By John Lichfield in Paris

The records of 40 years of police surveillance of one of the most celebrated, "subversive" foreign residents of Paris go on display for the first time this week.

The records of 40 years of police surveillance of one of the most celebrated, "subversive" foreign residents of Paris go on display for the first time this week.

The object of suspicion, regarded at first as an anarchist terrorist and then an anti-French Communist, was Pablo Picasso, who was spied on constantly, even after he became rich and famous.

The best efforts of undercover police agents, informers and bribed concierges yielded meagre results. The early reports, soon after the unknown Spanish artist arrived in the French capital in May, 1901 record only that the 19-year-old Picasso got drunk a great deal and "sometimes even stays out all night".

As late as April, 1940, when Picasso was already one of the best-known living artists and paying a fortune in taxes to the state, his application for French citizenship was rejected by the French equivalent of MI5. His "extremist ideas" make him "suspect from the national viewpoint", the Renseignements Généraux concluded, despite a favourable report from his local police station.

Picasso's brief letter of application for French citizenship, signed with a flourish by the celebrated signature, is among the prize exhibits in the show which starts tomorrow at the Paris police museum, Le Musée de la Préfecture de Police in the 5th arrondissement.

The documents on Picasso have a fascinating history. They were among thousands of police files stolen by the Nazis during the Second World War and stolen a second time by the Russians when they captured Berlin in 1945.

They were returned to France in 140 cardboard boxes three years ago. The Picasso surveillance files are the first plum to be extracted by the police archivists. Other similar exhibitions may follow.

The great find for Picasso biographers is the letter applying for French naturalisation. The artist had never mentioned any desire to become French.

They believe he dashed off the application when war broke out and he feared that he might be extradited to Fascist Spain. The then French justice minister failed to reply, after the negative report by the security services. Picasso did not apply again.
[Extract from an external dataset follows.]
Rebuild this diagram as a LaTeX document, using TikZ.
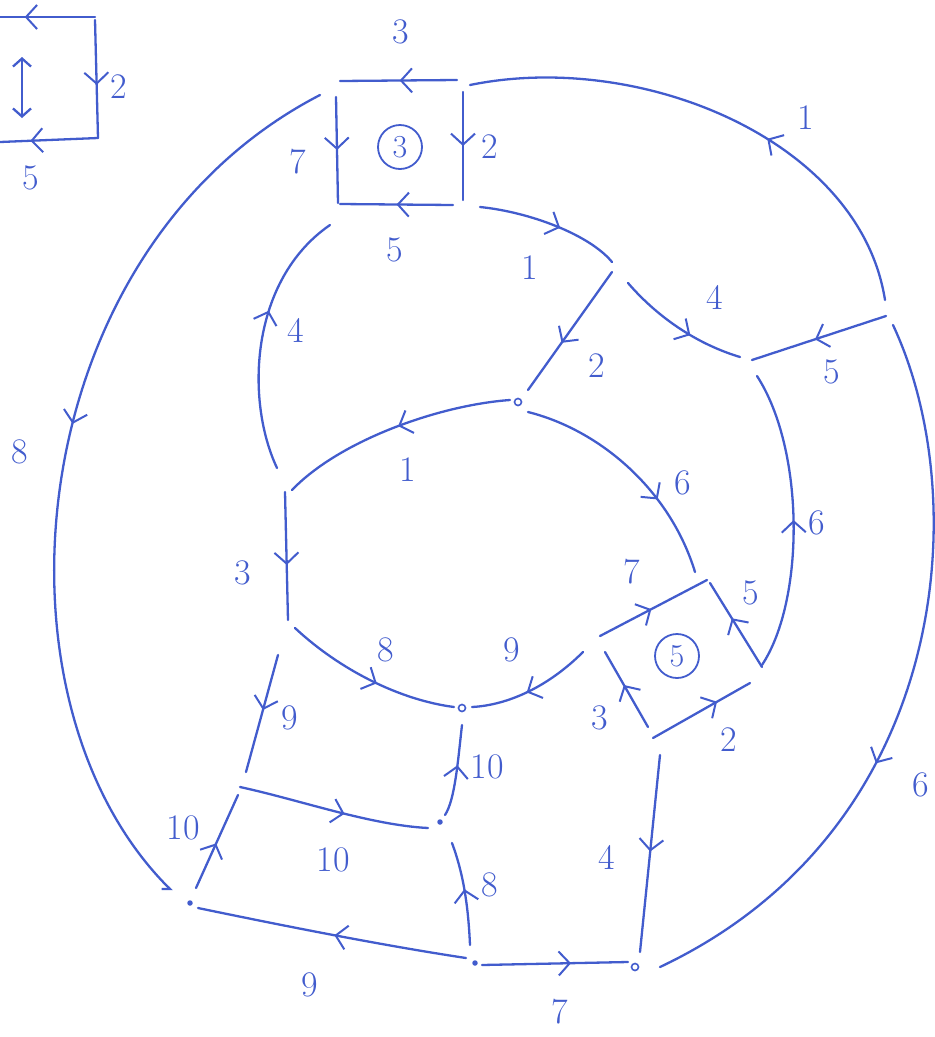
\documentclass[tikz,border=0pt]{standalone}
\usetikzlibrary{arrows.meta,decorations.markings}
\definecolor{ink}{RGB}{66,92,205}
\tikzset{
  edge/.style={draw=ink,line width=2.3pt,line cap=round},
  ar/.style={postaction={decorate},decoration={markings,mark=at position #1 with {\arrow[ink,line width=2pt]{Straight Barb[length=11pt,width=24pt]}}}},
  lab/.style={text=ink,font=\fontsize{36}{40}\selectfont,inner sep=0pt},
  circ/.style={draw=ink,line width=1.8pt,circle,minimum size=44pt,inner sep=0pt,text=ink,font=\fontsize{32}{36}\selectfont},
  vring/.style={draw=ink,line width=1.6pt,circle,minimum size=7pt,inner sep=0pt},
  vdot/.style={fill=ink,circle,minimum size=5.5pt,inner sep=0pt}
}
\begin{document}
\begin{tikzpicture}[x=1pt,y=-1pt]
\useasboundingbox (0,0) rectangle (935,1037);
\clip (0,0) rectangle (935,1037);
% ---------- vertices (nodes)
\node[vring] (H) at (518,402) {};
\node[vring] (O) at (462,708) {};
\node[vring] (T) at (635,967) {};
\node[vdot] (Q) at (440,822) {};
\node[vdot] (R) at (190,903) {};
\node[vdot] (S) at (475,963) {};
\node[circ] (c3) at (400,147) {3};
\node[circ] (c5) at (677,656) {5};
% ---------- connector end points
\coordinate (tl1) at (95,17);   \coordinate (tl0) at (0,17);
\coordinate (tl2) at (95,20);   \coordinate (tl3) at (98,138);
\coordinate (tl4) at (98,138);  \coordinate (tl5) at (0,142);
\coordinate (tl6) at (22,57);   \coordinate (tl7) at (22,118);
\coordinate (b3tr) at (457,80); \coordinate (b3tl) at (340,81);
\coordinate (b3lt) at (336,97); \coordinate (b3lb) at (338,203);
\coordinate (b3rt) at (463,92); \coordinate (b3rb) at (463,200);
\coordinate (b3br) at (453,205);\coordinate (b3bl) at (340,204);
\coordinate (g1) at (885,300);  \coordinate (b1) at (470,85);
\coordinate (a8) at (320,95);   \coordinate (r8) at (172,891);
\coordinate (g6) at (893,325);  \coordinate (t6) at (660,967);
\coordinate (c1) at (480,207);  \coordinate (e1) at (612,262);
\coordinate (e2) at (612,272);  \coordinate (h2) at (528,390);
\coordinate (e4) at (628,283);  \coordinate (f4) at (740,357);
\coordinate (g5) at (886,316);  \coordinate (f5) at (752,360);
\coordinate (m6) at (762,665);  \coordinate (f6) at (757,376);
\coordinate (h1) at (510,400);  \coordinate (i1) at (292,490);
\coordinate (h6) at (528,412);  \coordinate (l6) at (695,572);
\coordinate (i4) at (277,468);  \coordinate (d4) at (330,225);
\coordinate (i3) at (285,492);  \coordinate (j3) at (288,620);
\coordinate (j8) at (295,628);  \coordinate (o8) at (454,707);
\coordinate (k9) at (583,652);  \coordinate (o9) at (472,707);
\coordinate (k5) at (600,636);  \coordinate (l5) at (707,580);
\coordinate (m5) at (762,667);  \coordinate (l5r) at (710,583);
\coordinate (n5) at (653,738);  \coordinate (m5b) at (750,683);
\coordinate (n5l) at (648,727); \coordinate (k5l) at (605,652);
\coordinate (n4) at (660,755);  \coordinate (t4) at (640,952);
\coordinate (s7) at (482,965);  \coordinate (t7) at (628,962);
\coordinate (s9) at (466,958);  \coordinate (r9) at (198,908);
\coordinate (s8) at (470,945);  \coordinate (q8) at (452,843);
\coordinate (q10) at (445,815); \coordinate (o10) at (462,725);
\coordinate (p10) at (240,787); \coordinate (q10m) at (428,828);
\coordinate (r10) at (196,888); \coordinate (p10l) at (238,795);
\coordinate (j9) at (278,655);  \coordinate (p9) at (246,772);
% ---------- top-left partial box
\draw[edge,ar=0.74] (tl1) -- (tl0);
\draw[edge,ar=0.55] (tl2) -- (tl3);
\draw[edge,ar=0.69] (tl4) -- (tl5);
\draw[edge,{Straight Barb[length=8pt,width=18pt]}-{Straight Barb[length=8pt,width=18pt]}] (tl6) -- (tl7);
% ---------- box 3
\draw[edge,ar=0.49] (b3tr) -- (b3tl);
\draw[edge,ar=0.5] (b3lt) -- (b3lb);
\draw[edge,ar=0.5] (b3rt) -- (b3rb);
\draw[edge,ar=0.5] (b3br) -- (b3bl);
% ---------- outer arcs
\draw[edge,ar=0.40] (g1) .. controls (860,140) and (640,50) .. (b1);
\draw[edge,ar=0.46,-{Straight Barb[harpoon,swap,length=6pt,width=12pt]}] (a8) .. controls (20,250) and (-20,700) .. (r8);
\draw[edge,ar=0.6] (g6) .. controls (975,500) and (950,830) .. (t6);
% ---------- inner
\draw[edge,ar=0.57] (c1) .. controls (530,212) and (590,235) .. (e1);
\draw[edge,ar=0.6] (e2) -- (h2);
\draw[edge,ar=0.6] (e4) .. controls (660,320) and (700,345) .. (f4);
\draw[edge,ar=0.53] (g5) -- (f5);
\draw[edge,ar=0.5] (m6) .. controls (805,600) and (805,450) .. (f6);
\draw[edge,ar=0.48] (h1) .. controls (440,405) and (340,440) .. (i1);
\draw[edge,ar=0.66] (h6) .. controls (600,430) and (670,490) .. (l6);
\draw[edge,ar=0.6] (i4) .. controls (245,400) and (250,280) .. (d4);
\draw[edge,ar=0.57] (i3) -- (j3);
\draw[edge,ar=0.55] (j8) .. controls (340,670) and (400,700) .. (o8);
\draw[edge,ar=0.55] (k9) .. controls (550,685) and (510,705) .. (o9);
% ---------- box 5
\draw[edge,ar=0.48] (k5) -- (l5);
\draw[edge,ar=0.58] (m5) -- (l5r);
\draw[edge,ar=0.66] (n5) -- (m5b);
\draw[edge,ar=0.56] (n5l) -- (k5l);
% ---------- lower part
\draw[edge,ar=0.49] (n4) -- (t4);
\draw[edge,ar=0.61] (s7) -- (t7);
\draw[edge,ar=0.49] (s9) .. controls (380,945) and (280,925) .. (r9);
\draw[edge,ar=0.54] (s8) .. controls (468,900) and (462,870) .. (q8);
\draw[edge,ar=0.56] (q10) .. controls (455,800) and (458,760) .. (o10);
\draw[edge,ar=0.56] (p10) .. controls (300,800) and (370,825) .. (q10m);
\draw[edge,ar=0.48] (r10) -- (p10l);
\draw[edge,ar=0.47] (j9) -- (p9);
% ---------- labels
\node[lab] (L0) at (28,-14) {3};
\node[lab] (L1) at (119,87) {2};
\node[lab] (L2) at (31,178) {5};
\node[lab] (L3) at (401,32) {3};
\node[lab] (L4) at (298,162) {7};
\node[lab] (L5) at (490,147) {2};
\node[lab] (L6) at (395,250) {5};
\node[lab] (L7) at (806,118) {1};
\node[lab] (L8) at (20,452) {8};
\node[lab] (L9) at (921,785) {6};
\node[lab] (L10) at (530,268) {1};
\node[lab] (L11) at (597,366) {2};
\node[lab] (L12) at (715,297) {4};
\node[lab] (L13) at (832,372) {5};
\node[lab] (L14) at (817,523) {6};
\node[lab] (L15) at (408,470) {1};
\node[lab] (L16) at (683,483) {6};
\node[lab] (L17) at (296,330) {4};
\node[lab] (L18) at (243,573) {3};
\node[lab] (L19) at (386,650) {8};
\node[lab] (L20) at (512,650) {9};
\node[lab] (L21) at (632,572) {7};
\node[lab] (L22) at (751,593) {5};
\node[lab] (L23) at (729,740) {2};
\node[lab] (L24) at (600,718) {3};
\node[lab] (L25) at (607,857) {4};
\node[lab] (L26) at (560,1012) {7};
\node[lab] (L27) at (310,985) {9};
\node[lab] (L28) at (490,885) {8};
\node[lab] (L29) at (487,767) {10};
\node[lab] (L30) at (333,860) {10};
\node[lab] (L31) at (183,828) {10};
\node[lab] (L32) at (290,718) {9};
\end{tikzpicture}
\end{document}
French suspicions of Picasso when he arrived in Paris at the turn of the last century were aroused by the friends he had in the anarchist movement, which had committed more than 50 bomb attacks in France in the previous decade. The police watchers also took a close interest in the subjects of his paintings. One report says they often took a suspiciously anti-bourgeois line.

One canvas "shows poor mothers begging for money from bourgeois passers-by, who refuse them," a police report says. But Picasso never expressed any subversive opinions. In fact, his French was so bad that for many years the police reports are hardly able to record any opinion at all.

But the police chief concludes that, since Picasso shared a home with a man who is known to be an anarchist, "it is reasonable to assume he also shares his opinions".

The security services report in 1940 accuses Picasso of being a Communist fellow-traveller (true at the time). "Despite the fact that he has set himself up in France as a so-called modern painter, allowing him to earn millions of francs, apparently placed abroad, and to make himself the proprietor of a chateau at Gisors, Picasso has maintained his extremist opinions and drifted towards Communism," the report says.

"He has no right to be naturalised ... he should even be considered suspect from a national viewpoint."